TASK OBJECTIVE: Would it be possible to write out each entry below exactly, without the pictures?

WORKING DATA:
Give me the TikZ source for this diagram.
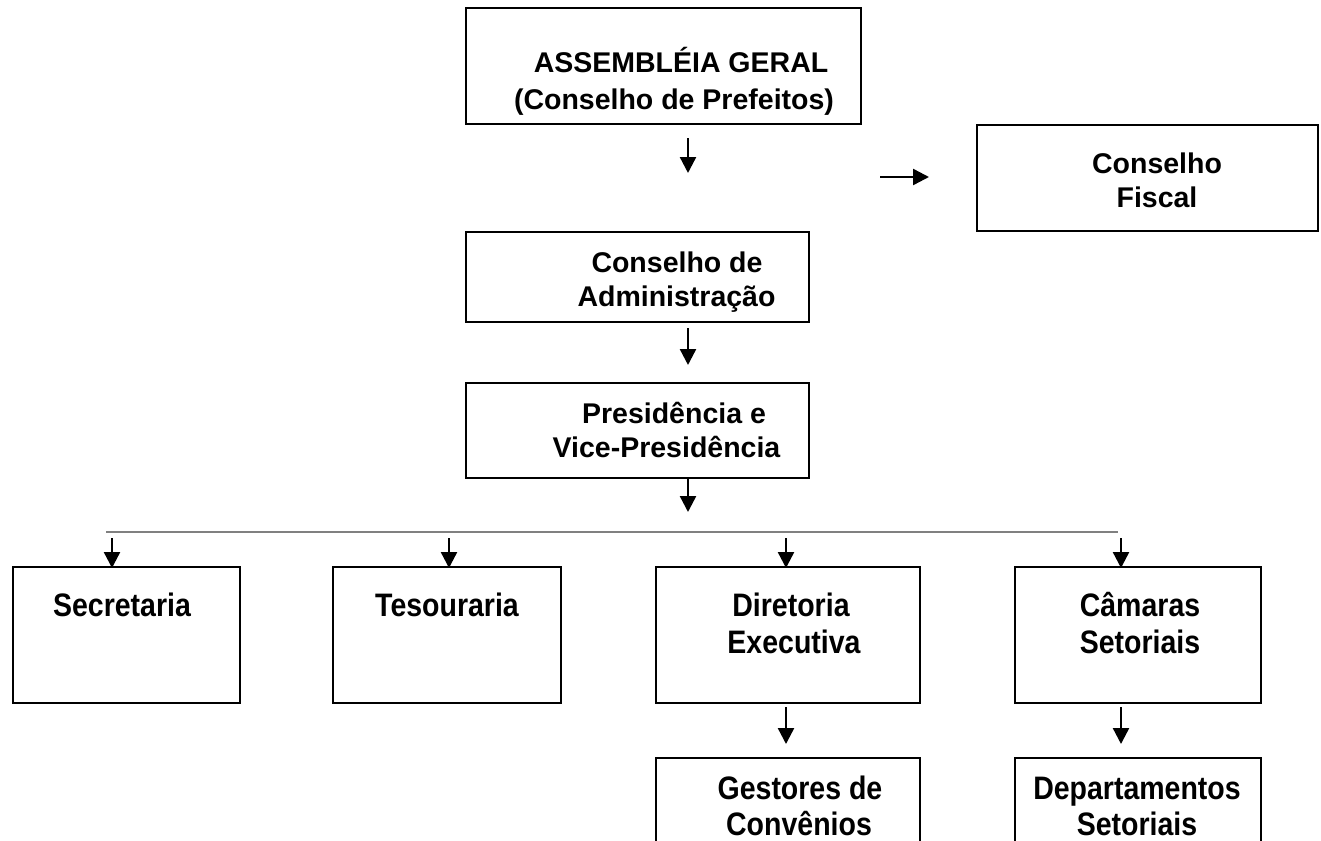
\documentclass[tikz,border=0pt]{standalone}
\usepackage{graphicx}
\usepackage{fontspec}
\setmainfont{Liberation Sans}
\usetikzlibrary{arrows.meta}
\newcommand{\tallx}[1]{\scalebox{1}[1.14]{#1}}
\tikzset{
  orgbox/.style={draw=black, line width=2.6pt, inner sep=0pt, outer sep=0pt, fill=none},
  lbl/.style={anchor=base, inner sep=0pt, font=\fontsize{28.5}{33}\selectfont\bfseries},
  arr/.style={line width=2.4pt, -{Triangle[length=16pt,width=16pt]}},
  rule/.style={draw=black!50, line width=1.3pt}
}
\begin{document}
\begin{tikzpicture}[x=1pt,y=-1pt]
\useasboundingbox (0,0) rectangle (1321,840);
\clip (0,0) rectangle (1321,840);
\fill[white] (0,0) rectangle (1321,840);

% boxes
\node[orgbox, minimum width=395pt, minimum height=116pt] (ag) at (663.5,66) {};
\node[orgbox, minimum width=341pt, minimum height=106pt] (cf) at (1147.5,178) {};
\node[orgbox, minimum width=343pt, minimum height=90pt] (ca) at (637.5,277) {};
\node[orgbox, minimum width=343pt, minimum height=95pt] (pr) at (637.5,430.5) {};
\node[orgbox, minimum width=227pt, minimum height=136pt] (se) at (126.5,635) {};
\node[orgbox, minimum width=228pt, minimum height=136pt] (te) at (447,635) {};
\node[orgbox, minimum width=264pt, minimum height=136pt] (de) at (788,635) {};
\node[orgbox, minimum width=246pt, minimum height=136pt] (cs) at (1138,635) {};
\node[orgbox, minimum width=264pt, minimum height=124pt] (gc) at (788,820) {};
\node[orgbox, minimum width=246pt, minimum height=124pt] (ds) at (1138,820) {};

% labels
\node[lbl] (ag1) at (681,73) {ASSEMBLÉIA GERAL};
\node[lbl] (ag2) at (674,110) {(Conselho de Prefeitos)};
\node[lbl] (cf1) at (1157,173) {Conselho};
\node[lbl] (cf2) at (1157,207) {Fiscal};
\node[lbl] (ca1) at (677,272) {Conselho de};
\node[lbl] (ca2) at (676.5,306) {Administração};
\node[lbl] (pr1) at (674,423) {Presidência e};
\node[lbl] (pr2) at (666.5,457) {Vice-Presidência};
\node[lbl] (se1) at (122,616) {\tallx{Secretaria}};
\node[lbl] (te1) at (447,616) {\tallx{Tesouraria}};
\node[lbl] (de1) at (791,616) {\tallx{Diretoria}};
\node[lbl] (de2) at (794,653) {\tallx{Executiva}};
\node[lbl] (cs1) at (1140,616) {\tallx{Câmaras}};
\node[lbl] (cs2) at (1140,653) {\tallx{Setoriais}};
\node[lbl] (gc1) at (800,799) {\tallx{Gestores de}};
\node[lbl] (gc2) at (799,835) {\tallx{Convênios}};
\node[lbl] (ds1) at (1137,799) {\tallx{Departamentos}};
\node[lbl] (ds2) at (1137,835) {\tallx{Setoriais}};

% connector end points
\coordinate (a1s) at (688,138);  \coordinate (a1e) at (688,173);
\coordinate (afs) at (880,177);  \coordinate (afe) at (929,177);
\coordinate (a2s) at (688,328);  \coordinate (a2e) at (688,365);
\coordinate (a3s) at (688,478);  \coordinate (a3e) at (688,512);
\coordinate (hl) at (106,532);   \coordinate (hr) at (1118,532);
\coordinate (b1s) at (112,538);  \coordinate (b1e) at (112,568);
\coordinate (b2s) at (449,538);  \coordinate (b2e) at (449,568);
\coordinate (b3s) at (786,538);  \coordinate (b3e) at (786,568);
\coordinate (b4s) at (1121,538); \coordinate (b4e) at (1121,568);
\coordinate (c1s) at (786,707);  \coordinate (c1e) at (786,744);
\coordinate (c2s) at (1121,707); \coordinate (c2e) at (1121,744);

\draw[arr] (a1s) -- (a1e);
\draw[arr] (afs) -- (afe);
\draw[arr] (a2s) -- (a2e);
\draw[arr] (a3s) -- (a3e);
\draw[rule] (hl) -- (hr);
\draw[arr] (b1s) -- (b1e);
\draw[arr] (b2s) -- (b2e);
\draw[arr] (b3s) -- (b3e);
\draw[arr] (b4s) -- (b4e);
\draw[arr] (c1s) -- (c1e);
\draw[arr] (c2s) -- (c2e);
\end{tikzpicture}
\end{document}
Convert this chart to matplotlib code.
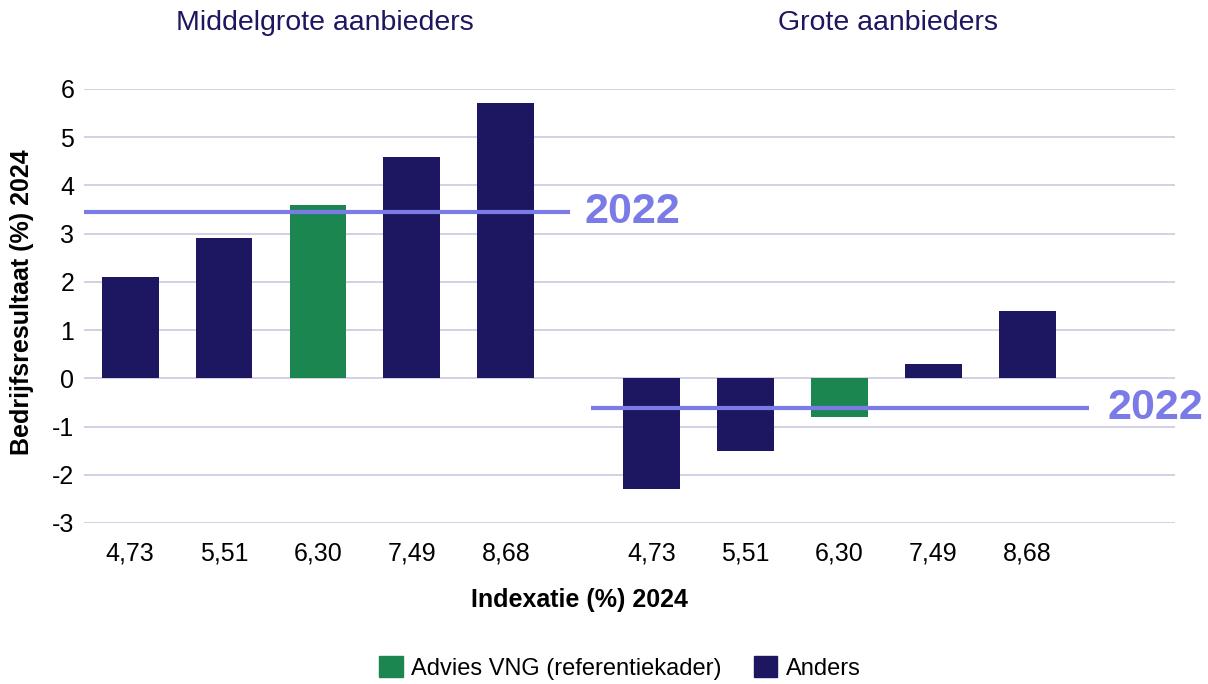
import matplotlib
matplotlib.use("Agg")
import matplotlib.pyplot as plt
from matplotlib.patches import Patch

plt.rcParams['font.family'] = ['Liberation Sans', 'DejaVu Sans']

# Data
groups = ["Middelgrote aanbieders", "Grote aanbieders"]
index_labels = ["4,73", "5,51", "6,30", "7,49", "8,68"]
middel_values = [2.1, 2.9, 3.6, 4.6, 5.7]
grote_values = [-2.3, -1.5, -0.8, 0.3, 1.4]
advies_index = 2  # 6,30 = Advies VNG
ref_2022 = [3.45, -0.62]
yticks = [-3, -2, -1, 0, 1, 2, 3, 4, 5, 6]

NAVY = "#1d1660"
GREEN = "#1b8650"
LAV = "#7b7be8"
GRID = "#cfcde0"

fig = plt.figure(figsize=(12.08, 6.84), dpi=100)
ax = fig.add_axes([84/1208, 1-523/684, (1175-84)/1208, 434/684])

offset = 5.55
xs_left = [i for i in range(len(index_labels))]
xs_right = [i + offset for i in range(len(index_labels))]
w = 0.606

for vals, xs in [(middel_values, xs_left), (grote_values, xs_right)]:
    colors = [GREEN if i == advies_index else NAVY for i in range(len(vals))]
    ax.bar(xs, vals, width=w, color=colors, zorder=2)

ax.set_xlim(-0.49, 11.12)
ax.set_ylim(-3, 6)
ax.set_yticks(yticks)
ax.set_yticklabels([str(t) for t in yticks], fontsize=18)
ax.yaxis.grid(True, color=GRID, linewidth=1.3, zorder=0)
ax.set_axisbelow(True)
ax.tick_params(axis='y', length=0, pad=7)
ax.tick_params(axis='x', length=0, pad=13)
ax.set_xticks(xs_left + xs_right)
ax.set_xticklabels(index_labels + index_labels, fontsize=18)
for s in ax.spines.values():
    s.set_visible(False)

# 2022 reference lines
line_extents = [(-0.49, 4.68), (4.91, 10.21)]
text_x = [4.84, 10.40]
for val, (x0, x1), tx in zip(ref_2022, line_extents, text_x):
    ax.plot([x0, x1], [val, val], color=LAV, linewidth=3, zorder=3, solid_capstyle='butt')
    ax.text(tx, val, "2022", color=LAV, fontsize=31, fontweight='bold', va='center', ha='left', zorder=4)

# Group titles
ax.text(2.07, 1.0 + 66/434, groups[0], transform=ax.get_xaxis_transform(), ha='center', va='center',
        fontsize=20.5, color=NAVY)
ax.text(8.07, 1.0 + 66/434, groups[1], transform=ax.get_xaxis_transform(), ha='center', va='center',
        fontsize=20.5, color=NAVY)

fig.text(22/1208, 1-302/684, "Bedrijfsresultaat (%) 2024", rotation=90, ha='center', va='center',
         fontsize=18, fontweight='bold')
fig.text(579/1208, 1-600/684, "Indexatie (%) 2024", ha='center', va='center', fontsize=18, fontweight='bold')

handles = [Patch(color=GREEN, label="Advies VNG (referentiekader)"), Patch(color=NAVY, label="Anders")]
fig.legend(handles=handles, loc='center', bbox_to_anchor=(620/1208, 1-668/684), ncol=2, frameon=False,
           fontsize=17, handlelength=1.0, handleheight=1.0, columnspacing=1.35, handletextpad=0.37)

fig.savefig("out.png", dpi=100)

RESULT BELOW:
Give me the TikZ source for this diagram.
\documentclass[tikz,border=0pt]{standalone}
\usepackage{graphicx}
\usepackage{fontspec}
\setmainfont{Liberation Sans}
\usetikzlibrary{arrows.meta}
\newcommand{\tallx}[1]{\scalebox{1}[1.14]{#1}}
\tikzset{
  orgbox/.style={draw=black, line width=2.6pt, inner sep=0pt, outer sep=0pt, fill=none},
  lbl/.style={anchor=base, inner sep=0pt, font=\fontsize{28.5}{33}\selectfont\bfseries},
  arr/.style={line width=2.4pt, -{Triangle[length=16pt,width=16pt]}},
  rule/.style={draw=black!50, line width=1.3pt}
}
\begin{document}
\begin{tikzpicture}[x=1pt,y=-1pt]
\useasboundingbox (0,0) rectangle (1321,840);
\clip (0,0) rectangle (1321,840);
\fill[white] (0,0) rectangle (1321,840);

% boxes
\node[orgbox, minimum width=395pt, minimum height=116pt] (ag) at (663.5,66) {};
\node[orgbox, minimum width=341pt, minimum height=106pt] (cf) at (1147.5,178) {};
\node[orgbox, minimum width=343pt, minimum height=90pt] (ca) at (637.5,277) {};
\node[orgbox, minimum width=343pt, minimum height=95pt] (pr) at (637.5,430.5) {};
\node[orgbox, minimum width=227pt, minimum height=136pt] (se) at (126.5,635) {};
\node[orgbox, minimum width=228pt, minimum height=136pt] (te) at (447,635) {};
\node[orgbox, minimum width=264pt, minimum height=136pt] (de) at (788,635) {};
\node[orgbox, minimum width=246pt, minimum height=136pt] (cs) at (1138,635) {};
\node[orgbox, minimum width=264pt, minimum height=124pt] (gc) at (788,820) {};
\node[orgbox, minimum width=246pt, minimum height=124pt] (ds) at (1138,820) {};

% labels
\node[lbl] (ag1) at (681,73) {ASSEMBLÉIA GERAL};
\node[lbl] (ag2) at (674,110) {(Conselho de Prefeitos)};
\node[lbl] (cf1) at (1157,173) {Conselho};
\node[lbl] (cf2) at (1157,207) {Fiscal};
\node[lbl] (ca1) at (677,272) {Conselho de};
\node[lbl] (ca2) at (676.5,306) {Administração};
\node[lbl] (pr1) at (674,423) {Presidência e};
\node[lbl] (pr2) at (666.5,457) {Vice-Presidência};
\node[lbl] (se1) at (122,616) {\tallx{Secretaria}};
\node[lbl] (te1) at (447,616) {\tallx{Tesouraria}};
\node[lbl] (de1) at (791,616) {\tallx{Diretoria}};
\node[lbl] (de2) at (794,653) {\tallx{Executiva}};
\node[lbl] (cs1) at (1140,616) {\tallx{Câmaras}};
\node[lbl] (cs2) at (1140,653) {\tallx{Setoriais}};
\node[lbl] (gc1) at (800,799) {\tallx{Gestores de}};
\node[lbl] (gc2) at (799,835) {\tallx{Convênios}};
\node[lbl] (ds1) at (1137,799) {\tallx{Departamentos}};
\node[lbl] (ds2) at (1137,835) {\tallx{Setoriais}};

% connector end points
\coordinate (a1s) at (688,138);  \coordinate (a1e) at (688,173);
\coordinate (afs) at (880,177);  \coordinate (afe) at (929,177);
\coordinate (a2s) at (688,328);  \coordinate (a2e) at (688,365);
\coordinate (a3s) at (688,478);  \coordinate (a3e) at (688,512);
\coordinate (hl) at (106,532);   \coordinate (hr) at (1118,532);
\coordinate (b1s) at (112,538);  \coordinate (b1e) at (112,568);
\coordinate (b2s) at (449,538);  \coordinate (b2e) at (449,568);
\coordinate (b3s) at (786,538);  \coordinate (b3e) at (786,568);
\coordinate (b4s) at (1121,538); \coordinate (b4e) at (1121,568);
\coordinate (c1s) at (786,707);  \coordinate (c1e) at (786,744);
\coordinate (c2s) at (1121,707); \coordinate (c2e) at (1121,744);

\draw[arr] (a1s) -- (a1e);
\draw[arr] (afs) -- (afe);
\draw[arr] (a2s) -- (a2e);
\draw[arr] (a3s) -- (a3e);
\draw[rule] (hl) -- (hr);
\draw[arr] (b1s) -- (b1e);
\draw[arr] (b2s) -- (b2e);
\draw[arr] (b3s) -- (b3e);
\draw[arr] (b4s) -- (b4e);
\draw[arr] (c1s) -- (c1e);
\draw[arr] (c2s) -- (c2e);
\end{tikzpicture}
\end{document}
Convert this chart to matplotlib code.
import matplotlib
matplotlib.use("Agg")
import matplotlib.pyplot as plt
from matplotlib.patches import Patch

plt.rcParams['font.family'] = ['Liberation Sans', 'DejaVu Sans']

# Data
groups = ["Middelgrote aanbieders", "Grote aanbieders"]
index_labels = ["4,73", "5,51", "6,30", "7,49", "8,68"]
middel_values = [2.1, 2.9, 3.6, 4.6, 5.7]
grote_values = [-2.3, -1.5, -0.8, 0.3, 1.4]
advies_index = 2  # 6,30 = Advies VNG
ref_2022 = [3.45, -0.62]
yticks = [-3, -2, -1, 0, 1, 2, 3, 4, 5, 6]

NAVY = "#1d1660"
GREEN = "#1b8650"
LAV = "#7b7be8"
GRID = "#cfcde0"

fig = plt.figure(figsize=(12.08, 6.84), dpi=100)
ax = fig.add_axes([84/1208, 1-523/684, (1175-84)/1208, 434/684])

offset = 5.55
xs_left = [i for i in range(len(index_labels))]
xs_right = [i + offset for i in range(len(index_labels))]
w = 0.606

for vals, xs in [(middel_values, xs_left), (grote_values, xs_right)]:
    colors = [GREEN if i == advies_index else NAVY for i in range(len(vals))]
    ax.bar(xs, vals, width=w, color=colors, zorder=2)

ax.set_xlim(-0.49, 11.12)
ax.set_ylim(-3, 6)
ax.set_yticks(yticks)
ax.set_yticklabels([str(t) for t in yticks], fontsize=18)
ax.yaxis.grid(True, color=GRID, linewidth=1.3, zorder=0)
ax.set_axisbelow(True)
ax.tick_params(axis='y', length=0, pad=7)
ax.tick_params(axis='x', length=0, pad=13)
ax.set_xticks(xs_left + xs_right)
ax.set_xticklabels(index_labels + index_labels, fontsize=18)
for s in ax.spines.values():
    s.set_visible(False)

# 2022 reference lines
line_extents = [(-0.49, 4.68), (4.91, 10.21)]
text_x = [4.84, 10.40]
for val, (x0, x1), tx in zip(ref_2022, line_extents, text_x):
    ax.plot([x0, x1], [val, val], color=LAV, linewidth=3, zorder=3, solid_capstyle='butt')
    ax.text(tx, val, "2022", color=LAV, fontsize=31, fontweight='bold', va='center', ha='left', zorder=4)

# Group titles
ax.text(2.07, 1.0 + 66/434, groups[0], transform=ax.get_xaxis_transform(), ha='center', va='center',
        fontsize=20.5, color=NAVY)
ax.text(8.07, 1.0 + 66/434, groups[1], transform=ax.get_xaxis_transform(), ha='center', va='center',
        fontsize=20.5, color=NAVY)

fig.text(22/1208, 1-302/684, "Bedrijfsresultaat (%) 2024", rotation=90, ha='center', va='center',
         fontsize=18, fontweight='bold')
fig.text(579/1208, 1-600/684, "Indexatie (%) 2024", ha='center', va='center', fontsize=18, fontweight='bold')

handles = [Patch(color=GREEN, label="Advies VNG (referentiekader)"), Patch(color=NAVY, label="Anders")]
fig.legend(handles=handles, loc='center', bbox_to_anchor=(620/1208, 1-668/684), ncol=2, frameon=False,
           fontsize=17, handlelength=1.0, handleheight=1.0, columnspacing=1.35, handletextpad=0.37)

fig.savefig("out.png", dpi=100)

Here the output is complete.